The oceans hold fifty times the quantity of CO2, compared to the atmosphere, and nineteen times more than all the biomass on land. Apart from carbon dioxide dissolved in seawater, the organisms in the oceans convert some one third of the emissions by human activity into organic matter, and also into inorganic particles. The organic matter enters the oceanic food chain and some comes back into circulation, but a good part of the carbon is released at great depths, where it remains, because water under pressure can hold more CO2, and the rest sinks as dead tissue. The storing of carbon as calcium carbonate by some organisms, however, is in addition to organic matter, and this forms an important reservoir for carbon, so long as the calcite deposit is at moderate depths or covered by other sediment when it is at great depths.

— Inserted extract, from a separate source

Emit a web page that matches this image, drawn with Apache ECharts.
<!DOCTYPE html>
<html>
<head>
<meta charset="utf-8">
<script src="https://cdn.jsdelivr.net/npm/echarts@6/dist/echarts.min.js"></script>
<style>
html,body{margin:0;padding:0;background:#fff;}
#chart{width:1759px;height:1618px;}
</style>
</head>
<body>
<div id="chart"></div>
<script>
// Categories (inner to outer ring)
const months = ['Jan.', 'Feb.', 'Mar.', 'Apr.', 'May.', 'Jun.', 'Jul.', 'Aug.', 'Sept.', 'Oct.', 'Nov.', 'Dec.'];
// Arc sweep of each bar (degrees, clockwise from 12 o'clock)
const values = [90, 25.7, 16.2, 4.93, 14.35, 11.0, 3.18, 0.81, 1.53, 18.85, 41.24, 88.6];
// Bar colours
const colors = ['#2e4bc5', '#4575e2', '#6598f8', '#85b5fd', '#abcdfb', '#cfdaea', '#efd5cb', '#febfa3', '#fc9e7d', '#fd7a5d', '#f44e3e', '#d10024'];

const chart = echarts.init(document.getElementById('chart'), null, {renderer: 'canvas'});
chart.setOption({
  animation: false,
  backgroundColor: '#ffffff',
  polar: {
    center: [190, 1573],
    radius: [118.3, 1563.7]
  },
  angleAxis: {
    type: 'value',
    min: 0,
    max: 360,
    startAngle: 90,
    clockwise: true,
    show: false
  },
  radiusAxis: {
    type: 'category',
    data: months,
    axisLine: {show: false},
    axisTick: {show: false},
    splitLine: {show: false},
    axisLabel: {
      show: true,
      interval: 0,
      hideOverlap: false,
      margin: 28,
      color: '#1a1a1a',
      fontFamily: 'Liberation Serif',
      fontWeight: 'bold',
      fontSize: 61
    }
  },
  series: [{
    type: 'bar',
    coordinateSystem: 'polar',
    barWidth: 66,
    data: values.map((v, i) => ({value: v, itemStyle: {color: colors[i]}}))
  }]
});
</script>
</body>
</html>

Satellite images of the sea around Antarctica reveal, during the summer months in the southern hemisphere, a milky white band, covering a vast area equal to 16% of the global ocean. William Balch, the lead author of the present study, and others in 2011, identified the band to be caused by sunlight being reflected by minute, shiny white spheres, of algae covered by a calcite shell, below the surface of the water. The imagery shows that 26% of the global particulate inorganic carbon is found in this area, which makes it largest concentration of cocolith producing algae. The study now undertaken, with two research cruises to the Southern Ocean, was to refine findings of the location, timing and magnitude of particulate inorganic carbon formation, ratio of the inorganic and organic carbon capture and the role of the process in the global carbon cycle.

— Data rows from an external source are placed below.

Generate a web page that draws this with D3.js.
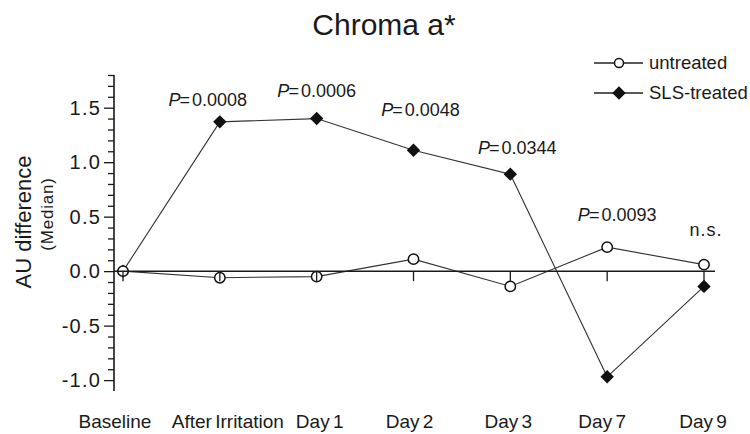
<!DOCTYPE html>
<html>
<head>
<meta charset="utf-8">
<script src="https://cdn.jsdelivr.net/npm/d3@7"></script>
<style>
  html, body { margin: 0; padding: 0; background: #fff; }
  svg { display: block; font-family: "Liberation Sans", Arial, Helvetica, sans-serif; }
</style>
</head>
<body>
<svg id="chart" width="750" height="434"></svg>
<script>
// Time points along the x axis
const categories = ["Baseline", "After Irritation", "Day 1", "Day 2", "Day 3", "Day 7", "Day 9"];
// Median chroma a* difference (AU) per time point
const untreated = [0, -0.06, -0.05, 0.11, -0.14, 0.22, 0.06];
const slsTreated = [0, 1.37, 1.40, 1.11, 0.89, -0.97, -0.14];
// Significance annotation per time point (null = none)
const pValues = [null, "0.0008", "0.0006", "0.0048", "0.0344", "0.0093", "n.s."];
// Labelled y ticks
const yTicks = [-1.0, -0.5, 0.0, 0.5, 1.0, 1.5];
const yDomain = [-1.1, 1.8];

const svg = d3.select("#chart");
const ink = "#1a1a1a";

const x = d3.scalePoint().domain(categories).range([123, 704]);
const y = d3.scaleLinear().domain(yDomain).range([391, 75]);
const axisX = 114;

// Title
svg.append("text")
  .attr("x", 384).attr("y", 35)
  .attr("text-anchor", "middle")
  .attr("font-size", 30)
  .attr("fill", ink)
  .text("Chroma a*");

// Y axis: labelled major ticks plus 0.1 minor ticks
const minorTicks = d3.range(-10, 19).map(d => d / 10).filter(v => !yTicks.some(t => Math.abs(t - v) < 1e-9));
const gY = svg.append("g").attr("transform", `translate(${axisX},0)`);
gY.call(d3.axisLeft(y).tickValues(minorTicks).tickSize(6).tickFormat(""))
  .call(g => g.select(".domain").remove());
gY.append("g").call(d3.axisLeft(y).tickValues(yTicks).tickSize(10).tickSizeOuter(0)
    .tickFormat(d => d.toFixed(1)).tickPadding(3))
  .call(g => g.select(".domain").remove())
  .call(g => g.selectAll("text").attr("font-size", 20).attr("letter-spacing", 1.2)
      .attr("fill", ink).attr("font-family", "Liberation Sans, Arial, sans-serif"));
gY.selectAll("line").attr("stroke", ink).attr("stroke-width", 1.3);
gY.append("line")
  .attr("x1", 0).attr("x2", 0)
  .attr("y1", y(yDomain[0])).attr("y2", y(yDomain[1]))
  .attr("stroke", ink).attr("stroke-width", 1.6);

// Y axis title
svg.append("text")
  .attr("transform", "translate(31,222) rotate(-90)")
  .attr("text-anchor", "middle")
  .attr("font-size", 22)
  .attr("fill", ink)
  .text("AU difference");
svg.append("text")
  .attr("transform", "translate(53,214) rotate(-90)")
  .attr("text-anchor", "middle")
  .attr("font-size", 17)
  .attr("letter-spacing", 0.8)
  .attr("fill", ink)
  .text("(Median)");

// Series lines
const line = d3.line().x((d, i) => x(categories[i])).y(d => y(d));
svg.append("path").datum(untreated)
  .attr("d", line).attr("fill", "none")
  .attr("stroke", "#333").attr("stroke-width", 1.1);
svg.append("path").datum(slsTreated)
  .attr("d", line).attr("fill", "none")
  .attr("stroke", "#333").attr("stroke-width", 1.1);

// Markers
const diamond = d3.symbol().type(d3.symbolDiamond2).size(115);
svg.append("g").selectAll("path").data(slsTreated).join("path")
  .attr("transform", (d, i) => `translate(${x(categories[i])},${y(d)})`)
  .attr("d", diamond)
  .attr("fill", "#111");
svg.append("g").selectAll("circle").data(untreated).join("circle")
  .attr("cx", (d, i) => x(categories[i]))
  .attr("cy", d => y(d))
  .attr("r", 5.2)
  .attr("fill", "#fff")
  .attr("stroke", "#111")
  .attr("stroke-width", 1.5);

// Zero line with downward category ticks
const gX = svg.append("g").attr("transform", `translate(0,${y(0)})`);
gX.append("line")
  .attr("x1", axisX).attr("x2", 715)
  .attr("stroke", ink).attr("stroke-width", 1.5);
gX.selectAll("line.tick").data(categories).join("line")
  .attr("class", "tick")
  .attr("x1", d => x(d)).attr("x2", d => x(d))
  .attr("y1", 0).attr("y2", 10)
  .attr("stroke", ink).attr("stroke-width", 1.3);

// Category labels, nudged sideways so neighbours keep a gap
const catShift = [-8, 8, 3, -4, -2, -5, -1];
svg.append("g").selectAll("text").data(categories).join("text")
  .attr("x", (d, i) => x(d) + catShift[i])
  .attr("y", 428)
  .attr("text-anchor", "middle")
  .attr("font-size", 19)
  .attr("word-spacing", -2)
  .attr("fill", ink)
  .text(d => d);

// Significance labels above the higher of the two points
const labelLift = [0, 16, 22, 34, 20, 26, 29];
const labelShift = [0, -12, 0, 7, 7, 10, 2];
pValues.forEach((p, i) => {
  if (p === null) return;
  const top = Math.min(y(untreated[i]), y(slsTreated[i]));
  const t = svg.append("text")
    .attr("x", x(categories[i]) + labelShift[i])
    .attr("y", top - labelLift[i])
    .attr("text-anchor", "middle")
    .attr("font-size", 18)
    .attr("fill", ink);
  if (p === "n.s.") {
    t.attr("letter-spacing", 1).text(p);
  } else {
    t.append("tspan").attr("font-style", "italic").text("P");
    t.append("tspan").attr("dx", -1).text("=");
    t.append("tspan").attr("dx", 2).text(p);
  }
});

// Legend
const legend = [
  { name: "untreated", kind: "circle", cy: 63 },
  { name: "SLS-treated", kind: "diamond", cy: 93 }
];
const lg = svg.append("g");
legend.forEach(item => {
  const g = lg.append("g").attr("transform", `translate(0,${item.cy})`);
  g.append("line").attr("x1", 594).attr("x2", 643)
    .attr("stroke", "#222").attr("stroke-width", 1.3);
  if (item.kind === "circle") {
    g.append("circle").attr("cx", 619).attr("cy", 0).attr("r", 4.5)
      .attr("fill", "#fff").attr("stroke", "#111").attr("stroke-width", 1.5);
  } else {
    g.append("path").attr("transform", "translate(619,0)")
      .attr("d", diamond).attr("fill", "#111");
  }
  g.append("text").attr("x", 649).attr("y", 0).attr("dy", "0.35em")
    .attr("font-size", 18.5).attr("fill", ink).text(item.name);
});
</script>
</body>
</html>
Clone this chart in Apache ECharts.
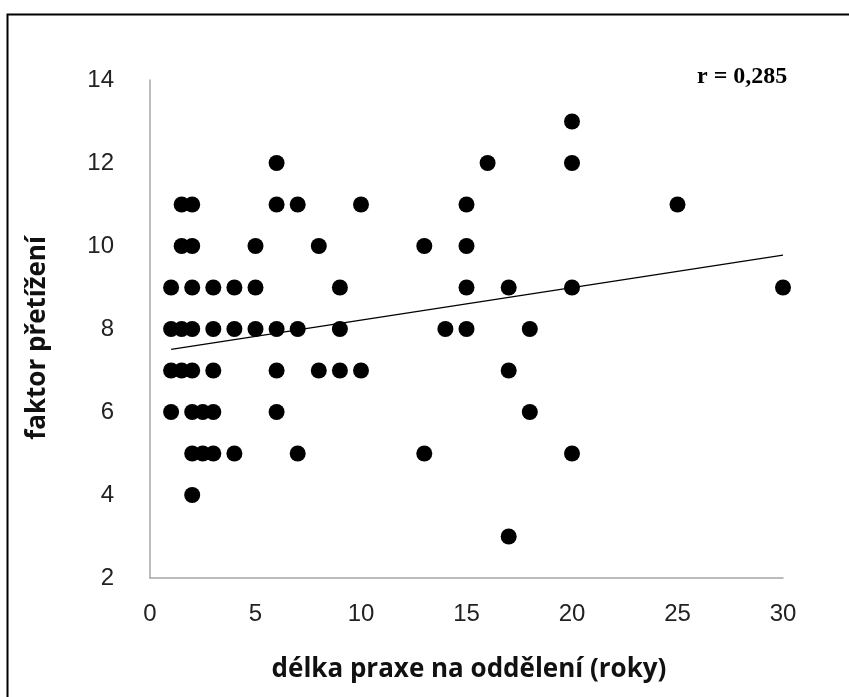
<!DOCTYPE html>
<html>
<head>
<meta charset="utf-8">
<script src="https://cdn.jsdelivr.net/npm/echarts@6/dist/echarts.min.js"></script>
<style>
html,body{margin:0;padding:0;background:#fff;}
#c{width:849px;height:697px;}
</style>
</head>
<body>
<div id="c"></div>
<script>
// délka praxe (roky)
const praxe = [
  20,
  6, 16, 20,
  1.5, 2, 6, 7, 10, 15, 25,
  1.5, 2, 5, 8, 13, 15,
  1, 2, 3, 4, 5, 9, 15, 17, 20, 30,
  1, 1.5, 2, 3, 4, 5, 6, 7, 9, 14, 15, 18,
  1, 1.5, 2, 3, 6, 8, 9, 10, 17,
  1, 2, 2.5, 3, 6, 18,
  2, 2.5, 3, 4, 7, 13, 20,
  2,
  17
];
// faktor přetížení
const pretizeni = [
  13,
  12, 12, 12,
  11, 11, 11, 11, 11, 11, 11,
  10, 10, 10, 10, 10, 10,
  9, 9, 9, 9, 9, 9, 9, 9, 9, 9,
  8, 8, 8, 8, 8, 8, 8, 8, 8, 8, 8, 8,
  7, 7, 7, 7, 7, 7, 7, 7, 7,
  6, 6, 6, 6, 6, 6,
  5, 5, 5, 5, 5, 5, 5,
  4,
  3
];
// trend line endpoints
const trendX = [1, 30];
const trendY = [7.51, 9.78];
const xTicks = [0, 5, 10, 15, 20, 25, 30];
const yTicks = [2, 4, 6, 8, 10, 12, 14];

const points = praxe.map((x, i) => [x, pretizeni[i]]);
const trend = trendX.map((x, i) => [x, trendY[i]]);

const chart = echarts.init(document.getElementById('c'), null, {renderer: 'canvas'});
const labelFont = '"Liberation Sans Narrow", "Liberation Sans", sans-serif';
const titleFont = 'bold 26px "Open Sans", "Liberation Sans", sans-serif';
chart.setOption({
  animation: false,
  backgroundColor: '#fff',
  grid: {left: 150, right: 66, top: 80, bottom: 119},
  xAxis: {
    type: 'value', min: xTicks[0], max: xTicks[xTicks.length - 1], interval: 5,
    axisLine: {show: true, lineStyle: {color: '#a6a6a6', width: 1.5}},
    axisTick: {show: false},
    splitLine: {show: false},
    axisLabel: {color: '#222', fontSize: 24, fontFamily: labelFont, margin: 24}
  },
  yAxis: {
    type: 'value', min: yTicks[0], max: yTicks[yTicks.length - 1], interval: 2,
    axisLine: {show: true, lineStyle: {color: '#a6a6a6', width: 1.5}},
    axisTick: {show: false},
    splitLine: {show: false},
    axisLabel: {color: '#222', fontSize: 24, fontFamily: labelFont, margin: 36}
  },
  series: [
    {
      type: 'scatter', data: points, symbol: 'circle', symbolSize: 16,
      itemStyle: {color: '#000', opacity: 1}, z: 3
    },
    {
      type: 'line', data: trend, showSymbol: false, symbol: 'none',
      lineStyle: {color: '#000', width: 1.2}, z: 4
    }
  ],
  graphic: [
    {type: 'rect', left: 5, top: 12, shape: {width: 900, height: 800},
     style: {fill: 'none', stroke: '#000', lineWidth: 2}, silent: true},
    {type: 'text', left: 697, top: 65,
     style: {text: 'r = 0,285', font: 'bold 24px "Liberation Serif", serif', fill: '#000'}},
    {type: 'text', x: 469, y: 670,
     style: {text: 'délka praxe na oddělení (roky)', font: titleFont, fill: '#111', align: 'center', verticalAlign: 'middle'}},
    {type: 'text', x: 38, y: 338, rotation: Math.PI / 2,
     style: {text: 'faktor přetížení', font: titleFont, fill: '#111', align: 'center', verticalAlign: 'middle'}}
  ]
});
</script>
</body>
</html>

The abundance of inorganic carbon particles in the region indicates that the algae that create cocoliths are able to dominate other kinds of algae in this area, the study reported in Global Geophysical Cycles says. The main competing form is that of diatoms, which create a silica shell, and need silicon and nitrogen for growth. Cocolithophores would hence dominate in silicon poor waters. Another factor that affects growth of all algae is the supply of iron. In fact, there is a view that the oceans could be seeded with iron to promote growth of plankton, to draw down the CO2 levels in the atmosphere. Although low iron thus affects cocolith production and the Great Calcite Belt is deficient in iron, cocolithophores were less sensitive and could dominate iron-poor regions, the study says. The study also notes that the ocean currents meet along the calcite belt, which suggests that rising nutrients from deep waters, and the ratio of silicon to nitrogen content, at these places affects, the growth of cocolithophores.

The study also notes that the pace at which inorganic (ie, calcite) or organic (ie, plant tissue) carbon is produced affects the CO2 concentration. Inorganic carbon production raises the CO2 content of the water and hence diffusion into the atmosphere. Creating organic carbon, on the other hand, consumes CO2 and reduces its level. The CO2 content of the atmosphere is thus sensitive to seasonal variation of particulate inorganic carbon generation, the study says.

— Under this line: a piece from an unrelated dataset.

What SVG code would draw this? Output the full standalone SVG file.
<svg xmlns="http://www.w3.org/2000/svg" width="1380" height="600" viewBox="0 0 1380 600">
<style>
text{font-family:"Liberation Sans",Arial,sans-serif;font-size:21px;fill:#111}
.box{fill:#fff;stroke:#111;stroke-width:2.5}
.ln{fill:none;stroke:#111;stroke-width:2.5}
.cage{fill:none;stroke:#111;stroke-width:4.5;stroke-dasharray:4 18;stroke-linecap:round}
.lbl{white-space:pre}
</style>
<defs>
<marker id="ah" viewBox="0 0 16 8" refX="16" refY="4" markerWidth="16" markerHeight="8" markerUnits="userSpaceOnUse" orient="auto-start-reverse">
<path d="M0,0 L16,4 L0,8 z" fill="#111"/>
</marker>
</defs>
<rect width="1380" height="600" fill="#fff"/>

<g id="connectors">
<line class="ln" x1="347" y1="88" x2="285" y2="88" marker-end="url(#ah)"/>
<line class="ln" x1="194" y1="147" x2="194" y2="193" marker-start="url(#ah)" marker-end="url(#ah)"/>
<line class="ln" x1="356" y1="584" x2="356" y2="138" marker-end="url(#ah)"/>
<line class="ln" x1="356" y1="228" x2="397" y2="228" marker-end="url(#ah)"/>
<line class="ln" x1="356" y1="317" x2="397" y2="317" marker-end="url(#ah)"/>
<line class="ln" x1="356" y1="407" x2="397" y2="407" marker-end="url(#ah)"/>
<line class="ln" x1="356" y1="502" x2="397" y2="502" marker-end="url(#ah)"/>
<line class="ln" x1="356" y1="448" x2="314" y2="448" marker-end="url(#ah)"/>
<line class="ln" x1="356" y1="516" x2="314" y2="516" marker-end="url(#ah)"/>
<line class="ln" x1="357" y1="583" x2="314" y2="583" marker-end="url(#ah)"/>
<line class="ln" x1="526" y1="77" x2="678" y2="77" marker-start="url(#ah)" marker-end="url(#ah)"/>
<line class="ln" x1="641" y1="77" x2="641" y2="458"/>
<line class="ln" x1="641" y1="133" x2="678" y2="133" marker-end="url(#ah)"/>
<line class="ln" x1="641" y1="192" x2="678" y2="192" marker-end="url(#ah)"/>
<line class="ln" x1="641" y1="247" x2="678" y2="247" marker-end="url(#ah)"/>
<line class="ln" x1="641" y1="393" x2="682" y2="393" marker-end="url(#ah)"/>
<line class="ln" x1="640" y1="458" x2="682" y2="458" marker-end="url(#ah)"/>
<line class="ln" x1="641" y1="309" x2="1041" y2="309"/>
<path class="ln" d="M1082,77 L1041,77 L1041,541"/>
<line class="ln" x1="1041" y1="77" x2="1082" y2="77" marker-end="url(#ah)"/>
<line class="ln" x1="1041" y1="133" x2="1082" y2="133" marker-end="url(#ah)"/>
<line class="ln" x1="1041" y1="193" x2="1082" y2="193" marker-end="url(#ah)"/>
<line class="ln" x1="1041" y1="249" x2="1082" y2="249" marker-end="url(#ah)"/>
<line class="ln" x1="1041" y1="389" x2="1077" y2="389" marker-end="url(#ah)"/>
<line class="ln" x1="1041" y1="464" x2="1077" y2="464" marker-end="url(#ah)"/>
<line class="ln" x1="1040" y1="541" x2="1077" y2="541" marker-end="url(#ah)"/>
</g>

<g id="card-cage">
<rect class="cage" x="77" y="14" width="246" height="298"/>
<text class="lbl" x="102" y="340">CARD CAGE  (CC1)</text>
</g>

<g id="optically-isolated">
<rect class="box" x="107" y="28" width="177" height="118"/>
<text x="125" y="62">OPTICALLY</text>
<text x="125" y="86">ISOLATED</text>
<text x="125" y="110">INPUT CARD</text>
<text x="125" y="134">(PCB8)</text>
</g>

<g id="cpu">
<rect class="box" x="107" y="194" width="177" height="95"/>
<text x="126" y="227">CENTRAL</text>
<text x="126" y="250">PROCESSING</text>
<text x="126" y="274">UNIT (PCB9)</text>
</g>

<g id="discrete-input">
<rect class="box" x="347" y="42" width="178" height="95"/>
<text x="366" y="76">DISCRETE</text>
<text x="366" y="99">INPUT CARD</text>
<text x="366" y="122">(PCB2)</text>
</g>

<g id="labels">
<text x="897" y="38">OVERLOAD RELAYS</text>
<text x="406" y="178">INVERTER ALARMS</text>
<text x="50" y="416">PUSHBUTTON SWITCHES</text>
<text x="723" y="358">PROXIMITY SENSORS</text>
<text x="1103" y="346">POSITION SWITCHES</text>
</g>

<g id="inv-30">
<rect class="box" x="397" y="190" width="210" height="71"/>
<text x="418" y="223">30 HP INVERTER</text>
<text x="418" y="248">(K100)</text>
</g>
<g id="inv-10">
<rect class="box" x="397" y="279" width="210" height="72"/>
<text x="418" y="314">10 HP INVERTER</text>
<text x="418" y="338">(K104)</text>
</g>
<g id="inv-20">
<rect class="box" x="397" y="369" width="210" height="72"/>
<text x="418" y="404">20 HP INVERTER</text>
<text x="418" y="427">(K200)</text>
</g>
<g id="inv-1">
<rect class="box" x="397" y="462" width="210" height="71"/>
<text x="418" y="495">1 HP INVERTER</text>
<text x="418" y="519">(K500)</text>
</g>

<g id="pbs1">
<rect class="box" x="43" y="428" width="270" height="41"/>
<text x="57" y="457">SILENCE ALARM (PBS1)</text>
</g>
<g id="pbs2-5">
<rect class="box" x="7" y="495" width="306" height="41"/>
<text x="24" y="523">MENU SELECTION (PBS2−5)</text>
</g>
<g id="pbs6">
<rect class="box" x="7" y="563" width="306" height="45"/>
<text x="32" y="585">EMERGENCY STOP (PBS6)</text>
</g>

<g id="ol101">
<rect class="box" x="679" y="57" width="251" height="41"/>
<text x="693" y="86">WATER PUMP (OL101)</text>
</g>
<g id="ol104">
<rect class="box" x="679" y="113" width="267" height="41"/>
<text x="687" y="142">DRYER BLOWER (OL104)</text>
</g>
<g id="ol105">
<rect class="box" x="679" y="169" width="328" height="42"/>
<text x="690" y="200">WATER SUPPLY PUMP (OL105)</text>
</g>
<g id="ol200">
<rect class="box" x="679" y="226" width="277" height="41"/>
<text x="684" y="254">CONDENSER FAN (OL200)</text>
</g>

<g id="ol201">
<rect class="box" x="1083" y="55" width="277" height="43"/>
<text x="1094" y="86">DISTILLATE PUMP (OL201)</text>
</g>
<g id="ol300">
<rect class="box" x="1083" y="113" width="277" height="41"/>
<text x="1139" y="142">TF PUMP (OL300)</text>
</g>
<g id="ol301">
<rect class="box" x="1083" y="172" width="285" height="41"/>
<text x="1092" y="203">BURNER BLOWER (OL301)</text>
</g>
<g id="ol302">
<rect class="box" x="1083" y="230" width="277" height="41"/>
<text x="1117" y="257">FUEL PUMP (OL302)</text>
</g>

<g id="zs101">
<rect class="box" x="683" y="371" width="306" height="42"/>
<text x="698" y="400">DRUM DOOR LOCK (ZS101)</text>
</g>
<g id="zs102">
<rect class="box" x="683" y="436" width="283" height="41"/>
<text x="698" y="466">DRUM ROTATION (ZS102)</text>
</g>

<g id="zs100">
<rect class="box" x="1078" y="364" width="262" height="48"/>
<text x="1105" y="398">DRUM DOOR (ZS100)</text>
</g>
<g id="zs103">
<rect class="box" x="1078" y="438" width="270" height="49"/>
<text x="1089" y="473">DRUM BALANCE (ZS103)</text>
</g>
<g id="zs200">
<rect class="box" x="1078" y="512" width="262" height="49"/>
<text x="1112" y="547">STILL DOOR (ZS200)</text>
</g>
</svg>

There are other studies that show there is actually collection of calcite deposits directly below the Great Calcite Belt, which makes it clear that the study of Balch and others have arrived at the conditions that would have prevailed at the time the calcite deposits of the Dover White Cliffs arose. There is no saying if a similar growth will arise in the Southern Ocean, but it would take many millions of years, in any case, the authors are reported to have observed.